August 7th, 2014

Orlando Business Journal: 5 Ways to Prevent Workplace Bullying


By Jeff Mandel – Orlando Business Journal – August 7, 2014

A staggering 27 percent of U.S. workers report experiencing abusive conduct at work; 21 percent report witnessing such conduct. And bullying is four times more common than harassment in the workplace, with 65.6 million people reporting to have been affected.

Bullying in the workplace is defined as actions by an individual or group that are unreasonable, physical or psychological, repeated, and cause an intentional impact on the target, such as humiliation, degradation, offense, intimidation or cause dangerous results to the target, such as risk to safety and/or mental or physical health issues. In short, bullying is considered a form of violence.

And the impacts of workplace bullying have a ripple effect. Not only does workplace bullying impact the target of the bullying, but it leaves a lasting impression on others in the workplace as well. Workplace bullying often results in high turnover, low productivity, lost innovations, difficulty hiring quality employees and even customer retention.

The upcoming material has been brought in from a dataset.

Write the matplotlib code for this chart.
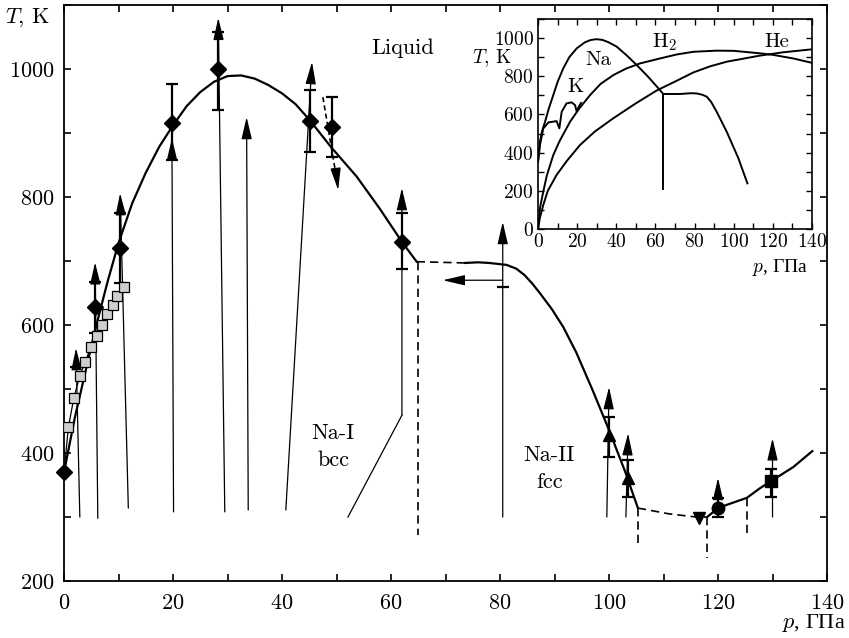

Here are five tips for employers wanting to be proactive in the fight against workplace bullying:

  • Develop and enact workplace bullying and violence policies that define workplace violence and bullying behavior. Get out in front of the issue. Put policies into writing that every employee can review and ask questions about.
  • Provide a well-defined reporting procedure. And create an environment that fosters openness and empathy so employees who report being harassed or bullied feel supported and comfortable enough to report any violations.
  • Clearly communicate the impacts of policy violation. Similar to making the policies readily available and clear, so too must employers help make every employee aware of the ramifications of bullying or harassment in the workplace.
  • Consider a workplace training program for supervisors and employees to address employee problems/complaints. Workplace bullying can be a confusing and nebulous topic. Make it real for supervisors and employees by instituting training programs that include case studies, examples and a clear picture of the impacts of violation.
  • The proof is in the pudding. Ensure adequate follow up, evaluate employees and enforce policies and procedures. An effective workplace bullying policy will have little impact if there is no follow through. Employers must be willing to make hard decisions and stick to their policies and procedures when confronted with workplace bullying situations.

During the past decade, 26 states — including Florida — have introduced variations of workplace anti-bullying bills, and while no laws have been enacted yet, there are plenty of legal ramifications already in place for employers who do not take workplace bullying seriously, including tort law, discrimination law and Occupational Safety & Health Administration law and regulations.

* WBI Note: The author made complete sense until the final paragraph. His mistake is claiming that bullied targets have many current legal options. That is plain wrong. What is needed is the Healthy Workplace Bill.